● What is needed:
Transcribe every line exactly. Leave the pictures behind.

— start of Recorded data —

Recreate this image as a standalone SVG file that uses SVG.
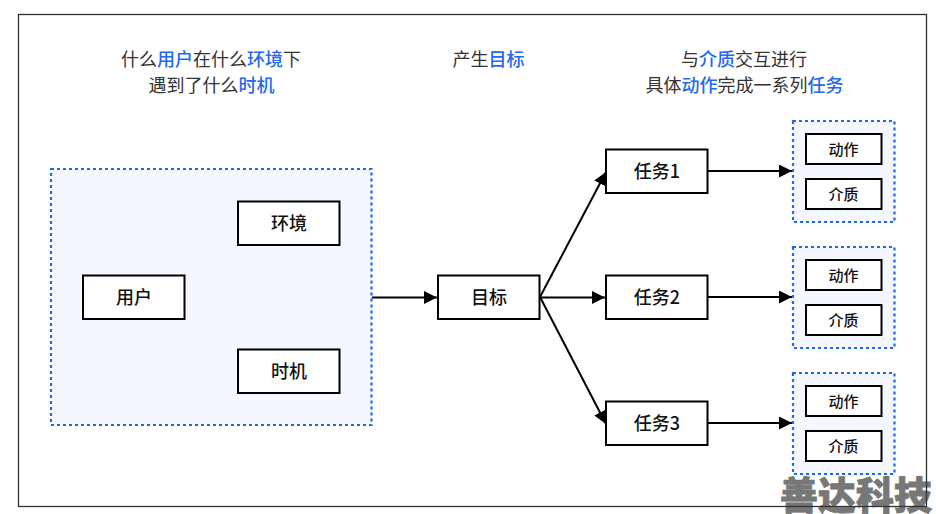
<svg xmlns="http://www.w3.org/2000/svg" width="936" height="514" viewBox="0 0 936 514">
<style>
text{font-family:"Noto Sans CJK SC","Noto Sans",sans-serif;text-anchor:middle}
.cap{font-size:18px;fill:#333}
.cap tspan{fill:#2468f2;font-weight:500}
.n rect,.s rect{fill:#fff;stroke:#000;stroke-width:2}
.n text{font-size:18px;font-weight:500;fill:#111}
.s text{font-size:15px;font-weight:500;fill:#111}
.d{fill:#f4f7ff;stroke:#1e66f5;stroke-width:2.200;stroke-dasharray:3 3}
.c line{stroke:#000;stroke-width:2;marker-end:url(#a)}
</style>
<defs><marker id="a" markerUnits="userSpaceOnUse" markerWidth="14" markerHeight="14" refX="13" refY="6.500" orient="auto"><path d="M0 0L13 6.500L0 13Z" fill="#000"/></marker></defs>
<rect width="936" height="514" fill="#fff"/>
<g id="watermark"><text x="856" y="509" fill="#777" stroke="#777" stroke-width="0.800" style="font-size:38px;font-weight:900">善达科技</text></g>
<rect id="frame" x="18.500" y="14.500" width="908" height="492" fill="none" stroke="#333" stroke-width="1.300"/>
<g id="captions">
<text class="cap" x="211" y="66">什么<tspan>用户</tspan>在什么<tspan>环境</tspan>下</text>
<text class="cap" x="211.500" y="92">遇到了什么<tspan>时机</tspan></text>
<text class="cap" x="488.500" y="66">产生<tspan>目标</tspan></text>
<text class="cap" x="744" y="66">与<tspan>介质</tspan>交互进行</text>
<text class="cap" x="744.500" y="92">具体<tspan>动作</tspan>完成一系列<tspan>任务</tspan></text>
</g>
<rect id="context" class="d" x="51" y="169" width="320.500" height="256"/>
<rect id="group1" class="d" x="793" y="121" width="101.500" height="101"/>
<rect id="group2" class="d" x="793" y="247" width="101.500" height="101"/>
<rect id="group3" class="d" x="793" y="373" width="101.500" height="101"/>
<g id="connectors" class="c">
<line x1="372" y1="297.500" x2="437" y2="297.500"/>
<line x1="540" y1="297" x2="606" y2="172"/>
<line x1="540" y1="297.500" x2="605" y2="297.500"/>
<line x1="540" y1="297" x2="606" y2="424"/>
<line x1="707" y1="171" x2="792" y2="171"/>
<line x1="707" y1="297" x2="792" y2="297"/>
<line x1="707" y1="423" x2="792" y2="423"/>
</g>
<g id="user" class="n"><rect x="83" y="275.500" width="101.500" height="43.500"/><text x="134" y="303.500">用户</text></g>
<g id="env" class="n"><rect x="238" y="201.500" width="101.500" height="43.500"/><text x="289" y="229.500">环境</text></g>
<g id="moment" class="n"><rect x="238" y="349.500" width="101.500" height="43.500"/><text x="289" y="377.500">时机</text></g>
<g id="goal" class="n"><rect x="438" y="275.500" width="101.500" height="43.500"/><text x="489" y="303.500">目标</text></g>
<g id="task1" class="n"><rect x="606" y="149.500" width="101.500" height="43.500"/><text x="657" y="177.500">任务1</text></g>
<g id="task2" class="n"><rect x="606" y="275.500" width="101.500" height="43.500"/><text x="657" y="303.500">任务2</text></g>
<g id="task3" class="n"><rect x="606" y="401.500" width="101.500" height="43.500"/><text x="657" y="429.500">任务3</text></g>
<g id="action1" class="s"><rect x="806" y="134" width="75.500" height="30"/><text x="843.500" y="154.500">动作</text></g>
<g id="medium1" class="s"><rect x="806" y="179" width="75.500" height="30"/><text x="843.500" y="199.500">介质</text></g>
<g id="action2" class="s"><rect x="806" y="260" width="75.500" height="30"/><text x="843.500" y="280.500">动作</text></g>
<g id="medium2" class="s"><rect x="806" y="305" width="75.500" height="30"/><text x="843.500" y="325.500">介质</text></g>
<g id="action3" class="s"><rect x="806" y="386" width="75.500" height="30"/><text x="843.500" y="406.500">动作</text></g>
<g id="medium3" class="s"><rect x="806" y="431" width="75.500" height="30"/><text x="843.500" y="451.500">介质</text></g>
</svg>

— end of Recorded data —

● Expected output:
Recreate this image as a standalone SVG file that uses SVG.
<svg xmlns="http://www.w3.org/2000/svg" width="936" height="514" viewBox="0 0 936 514">
<style>
text{font-family:"Noto Sans CJK SC","Noto Sans",sans-serif;text-anchor:middle}
.cap{font-size:18px;fill:#333}
.cap tspan{fill:#2468f2;font-weight:500}
.n rect,.s rect{fill:#fff;stroke:#000;stroke-width:2}
.n text{font-size:18px;font-weight:500;fill:#111}
.s text{font-size:15px;font-weight:500;fill:#111}
.d{fill:#f4f7ff;stroke:#1e66f5;stroke-width:2.200;stroke-dasharray:3 3}
.c line{stroke:#000;stroke-width:2;marker-end:url(#a)}
</style>
<defs><marker id="a" markerUnits="userSpaceOnUse" markerWidth="14" markerHeight="14" refX="13" refY="6.500" orient="auto"><path d="M0 0L13 6.500L0 13Z" fill="#000"/></marker></defs>
<rect width="936" height="514" fill="#fff"/>
<g id="watermark"><text x="856" y="509" fill="#777" stroke="#777" stroke-width="0.800" style="font-size:38px;font-weight:900">善达科技</text></g>
<rect id="frame" x="18.500" y="14.500" width="908" height="492" fill="none" stroke="#333" stroke-width="1.300"/>
<g id="captions">
<text class="cap" x="211" y="66">什么<tspan>用户</tspan>在什么<tspan>环境</tspan>下</text>
<text class="cap" x="211.500" y="92">遇到了什么<tspan>时机</tspan></text>
<text class="cap" x="488.500" y="66">产生<tspan>目标</tspan></text>
<text class="cap" x="744" y="66">与<tspan>介质</tspan>交互进行</text>
<text class="cap" x="744.500" y="92">具体<tspan>动作</tspan>完成一系列<tspan>任务</tspan></text>
</g>
<rect id="context" class="d" x="51" y="169" width="320.500" height="256"/>
<rect id="group1" class="d" x="793" y="121" width="101.500" height="101"/>
<rect id="group2" class="d" x="793" y="247" width="101.500" height="101"/>
<rect id="group3" class="d" x="793" y="373" width="101.500" height="101"/>
<g id="connectors" class="c">
<line x1="372" y1="297.500" x2="437" y2="297.500"/>
<line x1="540" y1="297" x2="606" y2="172"/>
<line x1="540" y1="297.500" x2="605" y2="297.500"/>
<line x1="540" y1="297" x2="606" y2="424"/>
<line x1="707" y1="171" x2="792" y2="171"/>
<line x1="707" y1="297" x2="792" y2="297"/>
<line x1="707" y1="423" x2="792" y2="423"/>
</g>
<g id="user" class="n"><rect x="83" y="275.500" width="101.500" height="43.500"/><text x="134" y="303.500">用户</text></g>
<g id="env" class="n"><rect x="238" y="201.500" width="101.500" height="43.500"/><text x="289" y="229.500">环境</text></g>
<g id="moment" class="n"><rect x="238" y="349.500" width="101.500" height="43.500"/><text x="289" y="377.500">时机</text></g>
<g id="goal" class="n"><rect x="438" y="275.500" width="101.500" height="43.500"/><text x="489" y="303.500">目标</text></g>
<g id="task1" class="n"><rect x="606" y="149.500" width="101.500" height="43.500"/><text x="657" y="177.500">任务1</text></g>
<g id="task2" class="n"><rect x="606" y="275.500" width="101.500" height="43.500"/><text x="657" y="303.500">任务2</text></g>
<g id="task3" class="n"><rect x="606" y="401.500" width="101.500" height="43.500"/><text x="657" y="429.500">任务3</text></g>
<g id="action1" class="s"><rect x="806" y="134" width="75.500" height="30"/><text x="843.500" y="154.500">动作</text></g>
<g id="medium1" class="s"><rect x="806" y="179" width="75.500" height="30"/><text x="843.500" y="199.500">介质</text></g>
<g id="action2" class="s"><rect x="806" y="260" width="75.500" height="30"/><text x="843.500" y="280.500">动作</text></g>
<g id="medium2" class="s"><rect x="806" y="305" width="75.500" height="30"/><text x="843.500" y="325.500">介质</text></g>
<g id="action3" class="s"><rect x="806" y="386" width="75.500" height="30"/><text x="843.500" y="406.500">动作</text></g>
<g id="medium3" class="s"><rect x="806" y="431" width="75.500" height="30"/><text x="843.500" y="451.500">介质</text></g>
</svg>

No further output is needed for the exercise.